Would this work for a DIY box mod?

http://www.fasttech.com/products/1/10011490/1992405-replacement-510-ego-connector-bottom-cap-for

or 

http://www.fasttech.com/products/1/10011490/1992406-replacement-510-ego-connector-bottom-cap-for


Also is there anywhere other than fatdaddyvapes that delivers to SA?


----------



## Al3x (4/12/14)

We have some on it's way from fdv, speak to @Nooby I think he has a couple extra he is considering selling

Reactions: Thanks 1


----------



## Nooby (4/12/14)

Yip, just have to wait till they arrive..

Reactions: Thanks 1


----------



## toke (6/2/15)

hey @Nooby have your 510 connectors arrived yet? id like to buy some from you


----------



## Nooby (6/2/15)

Hi Guys,

I will hopefully be picking them up this weekend from @Rellik. Give me a shout Monday to confirm again. This is what I will be getting:

510 V3 Shorty x 2
22mm Washer x 2
510 BF Wood Pins x 1(5 pack I think)
510 BF Shorty Pins X 4(round about)
BF Bottle attachment x 1

Total value - R298.93

I just need to make my money back for whoever is interested.
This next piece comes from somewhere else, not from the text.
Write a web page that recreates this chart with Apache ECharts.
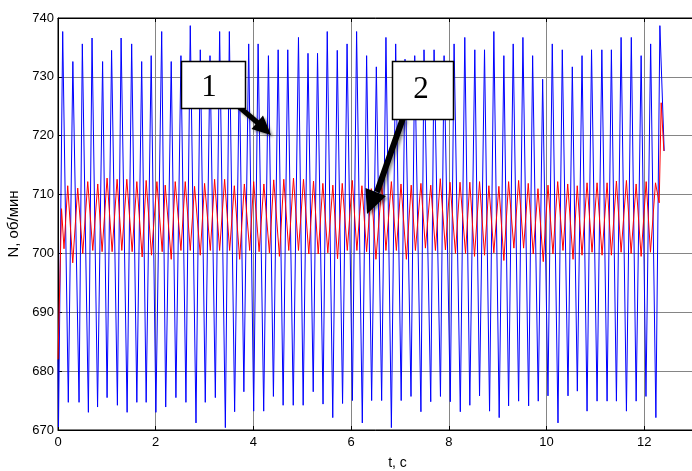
<!DOCTYPE html>
<html>
<head>
<meta charset="utf-8">
<script src="https://cdn.jsdelivr.net/npm/echarts@6/dist/echarts.min.js"></script>
<style>
  html, body { margin: 0; padding: 0; background: #fff; overflow: hidden; }
  #chart { width: 692px; height: 471px; }
</style>
</head>
<body>
<div id="chart"></div>
<script>
// Rotational speed N (об/мин) versus time t (с): curve 1 (blue) and curve 2 (red).
var blueT = [0, 0.01, 0.096, 0.211, 0.304, 0.431, 0.498, 0.622, 0.697, 0.810, 0.913, 1.005, 1.097, 1.216, 1.292, 1.415,
  1.508, 1.614, 1.713, 1.805, 1.908, 2.004, 2.123, 2.205, 2.318, 2.414, 2.517, 2.619, 2.708, 2.825, 2.913, 3.015,
  3.112, 3.221, 3.309, 3.426, 3.508, 3.616, 3.713, 3.805, 3.904, 4.006, 4.097, 4.211, 4.308, 4.410, 4.507, 4.609,
  4.704, 4.816, 4.923, 5.019, 5.118, 5.225, 5.313, 5.426, 5.512, 5.625, 5.717, 5.826, 5.918, 6.027, 6.113, 6.230,
  6.318, 6.421, 6.517, 6.626, 6.714, 6.825, 6.913, 7.026, 7.104, 7.227, 7.303, 7.430, 7.493, 7.631, 7.699, 7.830,
  7.904, 8.031, 8.109, 8.236, 8.328, 8.431, 8.533, 8.630, 8.732, 8.835, 8.923, 9.032, 9.128, 9.225, 9.319, 9.430,
  9.518, 9.635, 9.717, 9.832, 9.922, 10.031, 10.119, 10.236, 10.324, 10.441, 10.529, 10.632, 10.728, 10.831, 10.923,
  11.036, 11.134, 11.241, 11.329, 11.432, 11.528, 11.637, 11.737, 11.836, 11.938, 12.037, 12.133, 12.240, 12.322, 12.410];
var blueN = [682, 670.5, 737.7, 674.7, 732.6, 674.7, 735.6, 673.0, 736.6, 673.9, 732.6, 675.5, 734.5, 674.2, 736.6, 673.0,
  735.6, 674.7, 732.6, 674.7, 733.6, 673.0, 737.7, 673.9, 732.6, 675.5, 733.6, 674.7, 738.7, 671.2, 734.6, 674.7,
  733.6, 675.5, 737.7, 670.4, 737.7, 673.1, 731.5, 676.5, 735.6, 673.2, 735.6, 673.2, 733.6, 675.7, 734.6, 674.2,
  734.6, 674.2, 736.7, 674.2, 734.0, 676.5, 734.0, 674.4, 737.7, 672.1, 734.5, 674.5, 735.6, 675.0, 737.7, 671.2,
  733.6, 675.0, 731.7, 675.0, 736.7, 670.4, 735.6, 675.0, 733.0, 675.7, 733.6, 673.1, 734.6, 674.8, 734.6, 675.7,
  733.6, 674.8, 735.6, 673.1, 736.7, 674.2, 734.6, 675.8, 734.6, 673.2, 737.7, 672.1, 733.6, 674.1, 735.6, 674.9,
  736.7, 674.1, 733.6, 674.9, 729.6, 675.8, 735.6, 671.2, 734.6, 675.8, 731.7, 676.6, 733.6, 673.2, 734.6,
  674.9, 734.6, 674.9, 734.6, 674.9, 736.7, 673.2, 736.7, 674.9, 733.6, 675.7, 735.6, 672.1, 738.7, 717.4];

var redT = [0, 0.072, 0.123, 0.199, 0.302, 0.404, 0.507, 0.609, 0.712, 0.814, 0.903, 1.005, 1.108, 1.210, 1.307, 1.409,
  1.518, 1.614, 1.723, 1.805, 1.914, 2.025, 2.133, 2.195, 2.318, 2.400, 2.517, 2.605, 2.708, 2.796, 2.913, 3.001,
  3.118, 3.206, 3.309, 3.411, 3.514, 3.610, 3.719, 3.815, 3.924, 4.006, 4.117, 4.215, 4.328, 4.416, 4.533, 4.622,
  4.724, 4.821, 4.923, 5.026, 5.134, 5.231, 5.327, 5.422, 5.524, 5.627, 5.723, 5.819, 5.922, 6.025, 6.119, 6.222,
  6.318, 6.414, 6.509, 6.630, 6.714, 6.825, 6.927, 7.022, 7.132, 7.231, 7.317, 7.430, 7.522, 7.631, 7.727, 7.826,
  7.932, 8.025, 8.137, 8.230, 8.343, 8.431, 8.527, 8.630, 8.732, 8.821, 8.923, 9.026, 9.128, 9.225, 9.333, 9.430,
  9.532, 9.627, 9.729, 9.826, 9.934, 10.031, 10.133, 10.230, 10.338, 10.435, 10.544, 10.630, 10.728, 10.831, 10.933,
  11.036, 11.138, 11.241, 11.329, 11.432, 11.528, 11.637, 11.733, 11.836, 11.938, 12.041, 12.129, 12.232, 12.308,
  12.349, 12.404];
var redN = [682, 707.6, 700.8, 711.5, 698.4, 711.1, 700.0, 712.2, 700.5, 711.8, 700.3, 712.8, 700.3, 712.6, 700.5, 712.6,
  700.3, 712.2, 699.4, 712.4, 699.7, 712.2, 700.3, 711.6, 699.0, 712.2, 700.5, 712.2, 700.5, 711.4, 699.7, 711.9,
  700.5, 712.6, 700.5, 712.6, 700.5, 711.5, 699.0, 711.8, 700.5, 712.2, 700.3, 711.8, 700.1, 712.5, 699.5, 712.6,
  700.5, 712.8, 700.5, 712.6, 699.9, 712.3, 699.9, 711.9, 700.1, 711.6, 699.1, 711.9, 700.5, 712.4, 700.5, 711.5,
  700.3, 711.0, 699.0, 711.8, 700.5, 712.2, 700.5, 711.8, 699.0, 711.6, 700.5, 711.9, 700.9, 711.6, 700.5, 712.7,
  700.6, 712.1, 700.0, 712.1, 700.0, 712.1, 699.5, 712.2, 699.7, 711.5, 700.1, 711.4, 698.8, 712.2, 700.9, 712.4,
  700.9, 711.9, 699.9, 711.0, 698.6, 711.6, 699.9, 712.2, 700.5, 711.8, 699.0, 711.5, 699.7, 712.0, 700.2,
  712.0, 699.7, 712.0, 699.7, 712.3, 700.2, 712.4, 700.0, 711.8, 699.5, 712.2, 700.2, 712.0, 708.6,
  725.6, 717.4];

// Axis ranges and tick spacing
var tRange = [0, 13];
var tStep = 2;
var nRange = [670, 740];
var nStep = 10;

function pairs(xs, ys) {
  var out = [];
  for (var i = 0; i < xs.length; i++) out.push([xs[i], ys[i]]);
  return out;
}

var chart = echarts.init(document.getElementById('chart'), null, { renderer: 'canvas' });

var sansFamily = '"Liberation Sans", Arial, sans-serif';
var tickFont = { color: '#000', fontFamily: sansFamily, fontSize: 13 };
var serifFont = '31px "Liberation Serif", "Times New Roman", serif';
var arrowShadow = { shadowBlur: 3, shadowColor: 'rgba(0,0,0,0.45)', shadowOffsetX: 2, shadowOffsetY: 2 };

chart.setOption({
  animation: false,
  backgroundColor: '#fff',
  grid: {
    left: 58, top: 18, right: -1, bottom: 41, outerBoundsMode: 'none', containLabel: false,
    show: true, borderColor: '#000', borderWidth: 1, backgroundColor: 'transparent'
  },
  xAxis: [{
    type: 'value', min: tRange[0], max: tRange[1], interval: tStep,
    name: 't, c', nameLocation: 'middle', nameGap: 26,
    nameTextStyle: { color: '#000', fontFamily: sansFamily, fontSize: 14, padding: [0, 0, 0, 44] },
    axisLine: { show: true, onZero: false, lineStyle: { color: '#000', width: 1 } },
    axisTick: { show: true, inside: true, length: 4, lineStyle: { color: '#000' } },
    axisLabel: Object.assign({ margin: 6, showMaxLabel: false }, tickFont),
    splitLine: { show: true, lineStyle: { color: '#858585', width: 1 } }
  }, {
    type: 'value', position: 'top', min: tRange[0], max: tRange[1], interval: tStep,
    axisLine: { show: true, lineStyle: { color: '#000', width: 1 } },
    axisTick: { show: true, inside: true, length: 4, lineStyle: { color: '#000' } },
    axisLabel: { show: false },
    splitLine: { show: false }
  }],
  yAxis: {
    type: 'value', min: nRange[0], max: nRange[1], interval: nStep,
    name: 'N, об/мин', nameLocation: 'middle', nameGap: 28, nameRotate: 90,
    nameTextStyle: { color: '#000', fontFamily: sansFamily, fontSize: 15 },
    axisLine: { show: true, lineStyle: { color: '#000', width: 1 } },
    axisTick: { show: true, inside: true, length: 4, lineStyle: { color: '#000' } },
    axisLabel: Object.assign({ margin: 4 }, tickFont),
    splitLine: { show: true, lineStyle: { color: '#858585', width: 1 } }
  },
  series: [{
    name: '1', type: 'line', data: pairs(blueT, blueN), showSymbol: false, symbol: 'none',
    lineStyle: { color: '#0000ff', width: 1 }, z: 2
  }, {
    name: '2', type: 'line', data: pairs(redT, redN), showSymbol: false, symbol: 'none',
    lineStyle: { color: '#ff0000', width: 1 }, z: 3
  }],
  graphic: [
    // callout arrow for curve 1
    { type: 'line', z: 100, shape: { x1: 238, y1: 106, x2: 258, y2: 123 },
      style: Object.assign({ stroke: '#000', lineWidth: 5 }, arrowShadow) },
    { type: 'polygon', z: 100, shape: { points: [[271, 135], [251.5, 129], [263, 115.5]] },
      style: Object.assign({ fill: '#000' }, arrowShadow) },
    // callout arrow for curve 2
    { type: 'line', z: 100, shape: { x1: 403, y1: 118, x2: 377, y2: 192 },
      style: Object.assign({ stroke: '#000', lineWidth: 6 }, arrowShadow) },
    { type: 'polygon', z: 100, shape: { points: [[367, 214], [365.5, 188], [386, 196]] },
      style: Object.assign({ fill: '#000' }, arrowShadow) },
    // label boxes
    { type: 'rect', z: 101, shape: { x: 181.5, y: 61.5, width: 64, height: 47 },
      style: { fill: '#fff', stroke: '#000', lineWidth: 1.5 } },
    { type: 'text', z: 102, x: 209, y: 88, style: { text: '1', fill: '#000', font: serifFont, align: 'center', verticalAlign: 'middle' } },
    { type: 'rect', z: 101, shape: { x: 392.5, y: 61.5, width: 61, height: 58 },
      style: { fill: '#fff', stroke: '#000', lineWidth: 1.5 } },
    { type: 'text', z: 102, x: 421, y: 90, style: { text: '2', fill: '#000', font: serifFont, align: 'center', verticalAlign: 'middle' } }
  ]
});
</script>
</body>
</html>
Not sure what the local shipping and tax was though...

Thanks,


----------



## toke (6/2/15)

ill take all of it if im allowed to


----------



## Genosmate (6/2/15)

Gambit said:


> Would this work for a DIY box mod?
> 
> http://www.fasttech.com/products/1/10011490/1992405-replacement-510-ego-connector-bottom-cap-for
> 
> ...


I guess you can make them work but it would be pretty difficult to fit them.
Here's a link to an Italian site,they will ship to SA,I spoke with them,just send them an email with what you want and they'll give you a cost.
http://www.svapamo.it/store/index.php?route=common/home


----------